On Mon, May 12, 2008 at 01:29:32PM -0700, Darrian Hale wrote:
> Thanks for your help,
>
> See additional comments below.
>
> -Darrian
> >
> > Just edit your disklabel, using the 'm' command.
>
> Thanks, this worked. After booting from 4.2 ramdisk kernel, i ran
> disklabel -E wd0
> I then modified the a partition and the default offset was a very large
> number,
> i changed this to 63 and kept the size the same. For the remainder of the
> partitions i just added the previous size and offset for the new offset.
>
> My real upgrade however needs to be remote, so I cannot boot the ramdisk
> kernel
> and perform these steps. For completeness, I did the following to make a
> remote
> upgrade work.
>
> 1. login to 4.1 system
> 2. copy 4.2 kernels and disklabel from 4.2 to system.

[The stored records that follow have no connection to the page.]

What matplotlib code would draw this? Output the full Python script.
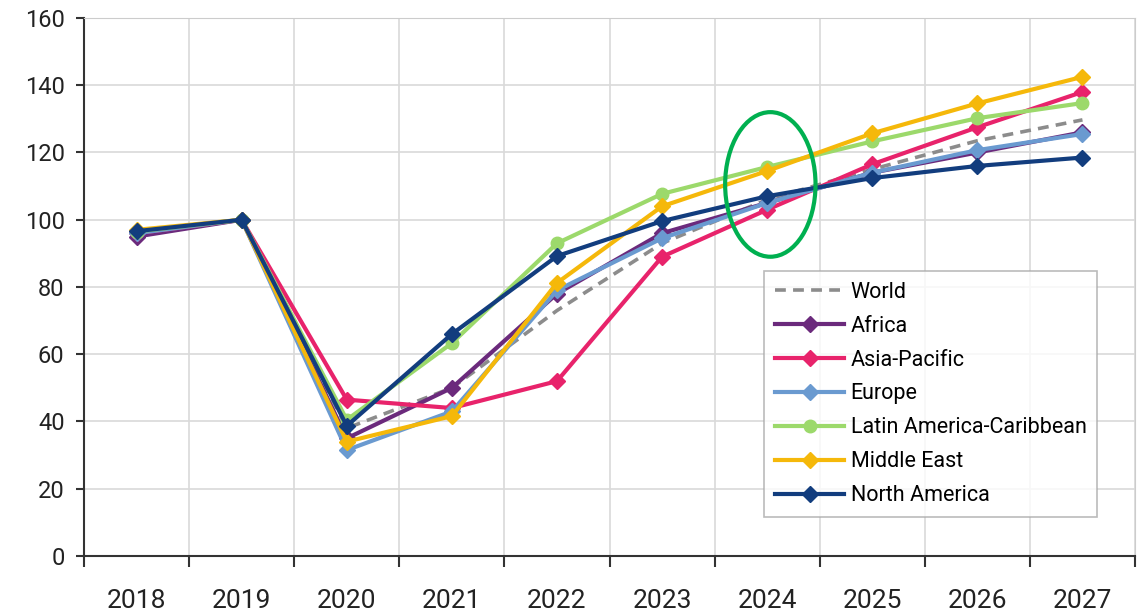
import matplotlib.pyplot as plt
from matplotlib.patches import Ellipse

# Passenger traffic index by region, 2019 = 100
years = ["2018", "2019", "2020", "2021", "2022", "2023", "2024", "2025", "2026", "2027"]

world = [95.5, 100, 38, 50, 73, 93, 106, 115, 123.5, 129.7]
africa = [95, 100, 35, 50, 78, 96, 105, 114, 120, 126]
asia_pacific = [96, 100, 46.5, 44, 52, 89, 103, 116.5, 127.5, 138]
europe = [96, 100, 31.5, 43, 79, 94.5, 105, 114, 120.7, 125.5]
latin_america = [96.5, 100, 40.5, 63.3, 93, 107.7, 115.7, 123.3, 130.2, 134.7]
middle_east = [97, 100, 34, 41.6, 81.2, 104, 114.5, 125.7, 134.6, 142.5]
north_america = [96.6, 100, 38.7, 66, 89.2, 99.6, 107, 112.4, 116, 118.5]

series = [
    ("Africa", africa, "#6b2a7c", "D"),
    ("Asia-Pacific", asia_pacific, "#e8236b", "D"),
    ("Europe", europe, "#6a9ad0", "D"),
    ("Latin America-Caribbean", latin_america, "#9cd96b", "o"),
    ("Middle East", middle_east, "#f5b80a", "D"),
    ("North America", north_america, "#123d7e", "D"),
]

plt.rcParams['font.family'] = ['Roboto', 'DejaVu Sans']

fig = plt.figure(figsize=(11.48, 6.12), dpi=100)
ax = fig.add_axes([0.0732, 0.0915, 0.9155, 0.8791])

x = list(range(len(years)))
ax.plot(x, world, color="#8c8c8c", lw=2.6, ls=(0, (3, 2)), label="World", zorder=3)
for name, vals, col, mk in series:
    ax.plot(x, vals, color=col, lw=3, marker=mk, markersize=8 if mk == "D" else 9,
            label=name, zorder=3)

ax.set_xlim(-0.5, len(years) - 0.5)
ax.set_ylim(0, 160)
ax.set_yticks(range(0, 161, 20))
ax.set_xticks(x)
ax.set_xticklabels(years, fontsize=19, color="#222222")
ax.set_xticks([i - 0.5 for i in range(len(years) + 1)], minor=True)
ax.tick_params(axis="x", which="major", length=0, pad=24)
ax.tick_params(axis="x", which="minor", length=8, width=1.5, color="#333333", direction="out")
ax.tick_params(axis="y", labelsize=17, length=6, width=1.5, color="#333333",
               labelcolor="#222222", pad=8)

ax.grid(axis="y", color="#d9d9d9", lw=1.2)
ax.grid(axis="x", which="minor", color="#d9d9d9", lw=1.2)
ax.set_axisbelow(True)
for s in ["top", "right"]:
    ax.spines[s].set_color("#cccccc")
for s in ["left", "bottom"]:
    ax.spines[s].set_color("#333333")
    ax.spines[s].set_linewidth(1.5)

leg = ax.legend(loc="lower right", bbox_to_anchor=(0.964, 0.0725), fontsize=15.5, frameon=True,
                fancybox=False, edgecolor="#aaaaaa", handlelength=3.2, handletextpad=0.3,
                labelspacing=0.6, borderpad=0.5, borderaxespad=0)
leg.get_frame().set_linewidth(1.2)

# highlight around 2024
ax.add_patch(Ellipse((6.03, 110.5), 0.86, 43, fill=False, edgecolor="#00b050", lw=3, zorder=4))

fig.savefig("out.png", dpi=100)
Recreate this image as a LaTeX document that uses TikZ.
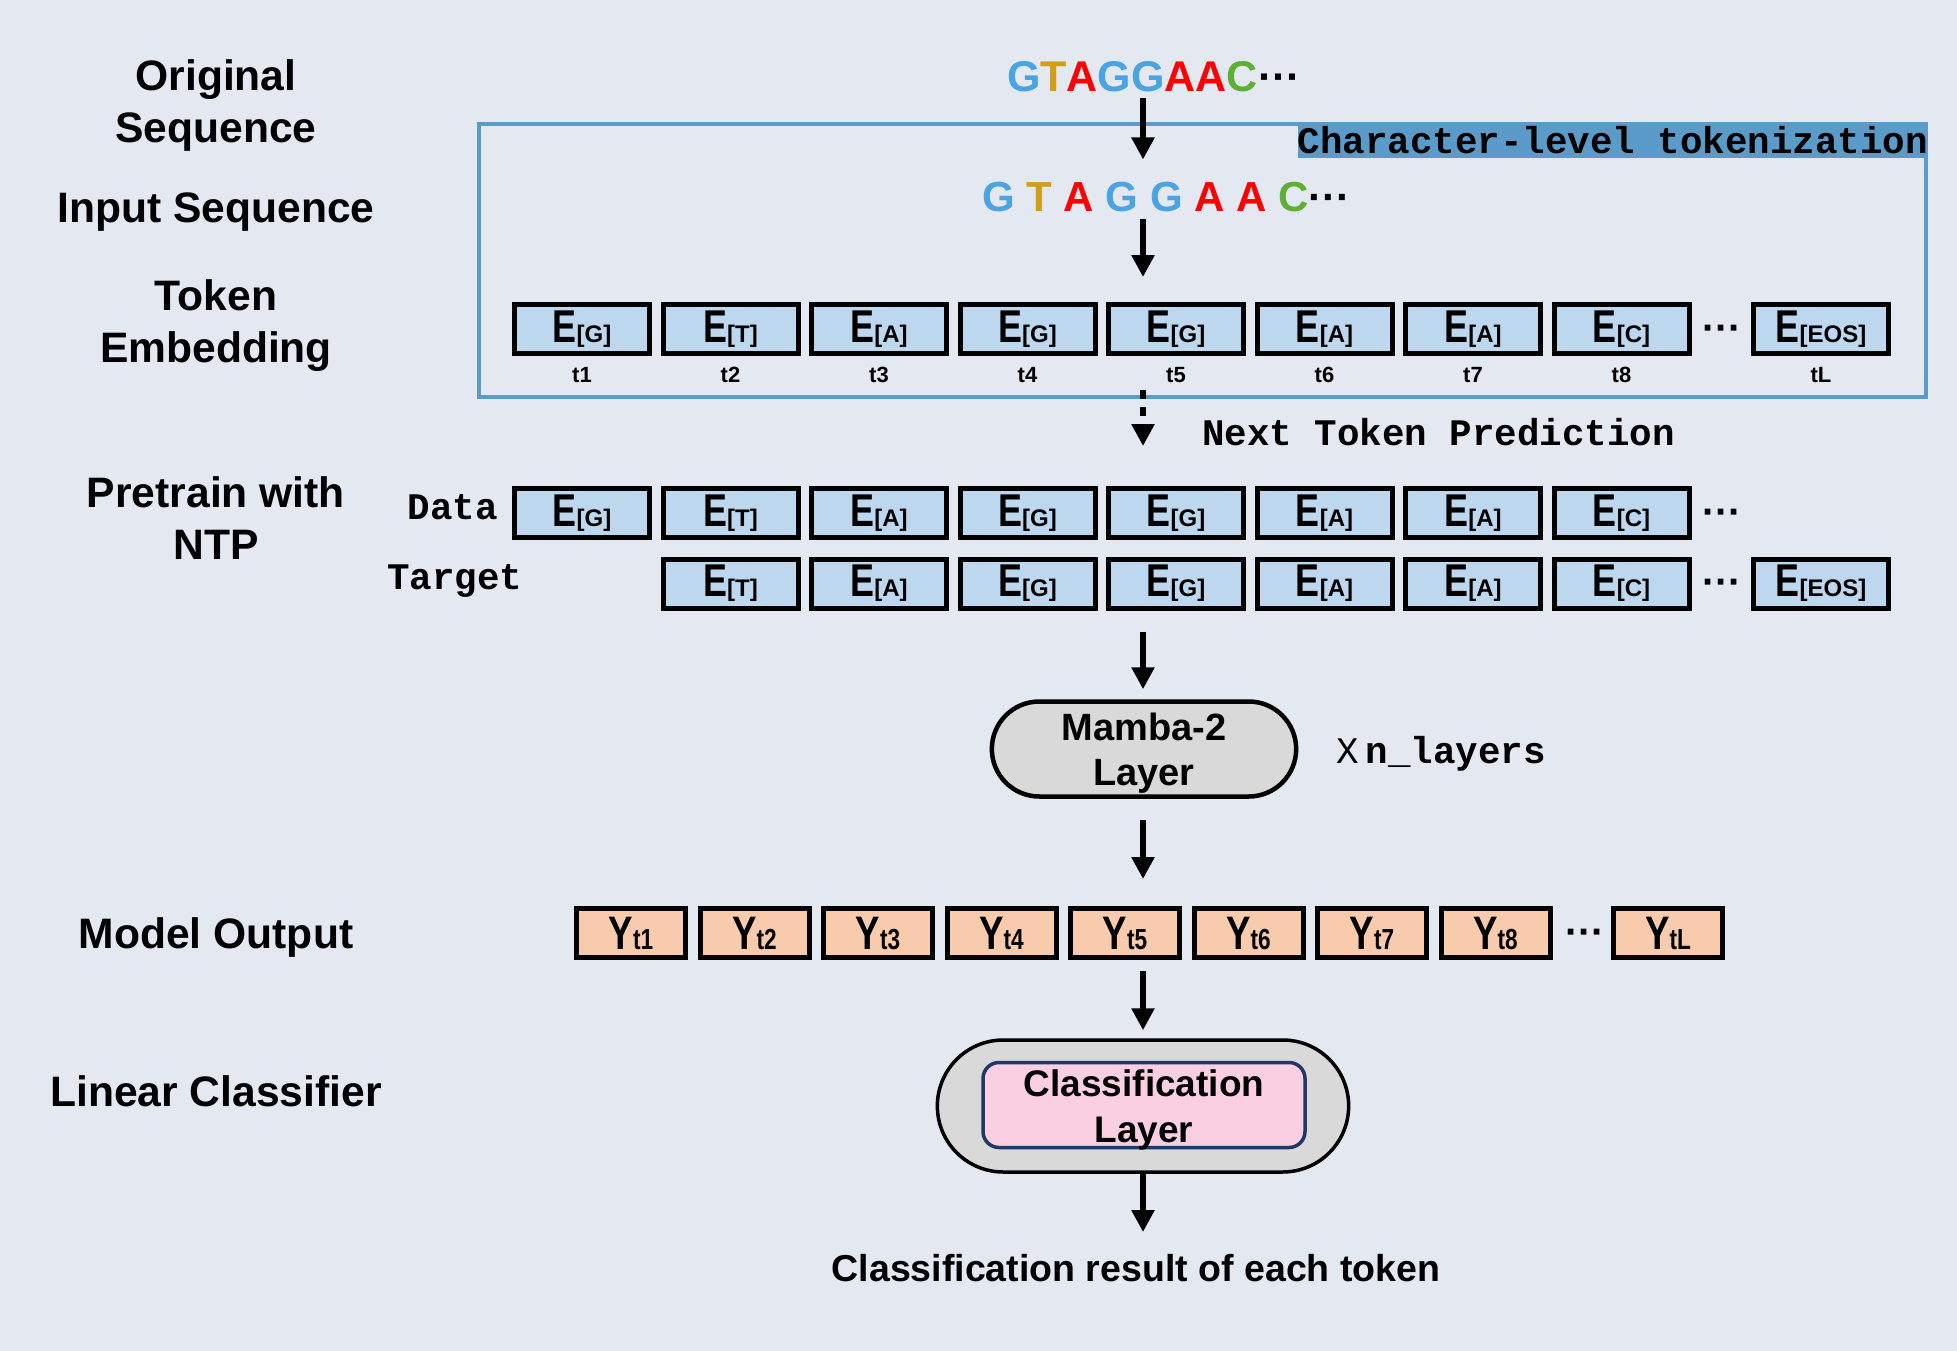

> 3. run 4.2 disklabel while still running 4.1 kernel and fix disklabel
> as described above.
> 4. reboot, it works and i can still remotely login to system which is
> now running a 4.2
> kernel with 4.1 userland.
> ** unexpectedly at this point, I can now boot either the 4.1 kernel or
> 4.2 kernel with the
> same 4.1 userland. It seems that after modifying the disk label with
> the 4.2 version of
> disklabel, that the 4.1 version still reads it properly. **
> 5. finish upgrade as described in openbsd upgrade FAQ.
I repeat, if your 4.1 disklabel is OK an never touched by a 4.2
kernel, a regular upgrade should work. You upgrade procedure above is
non-standard, and I have no idea if it will work in all cases.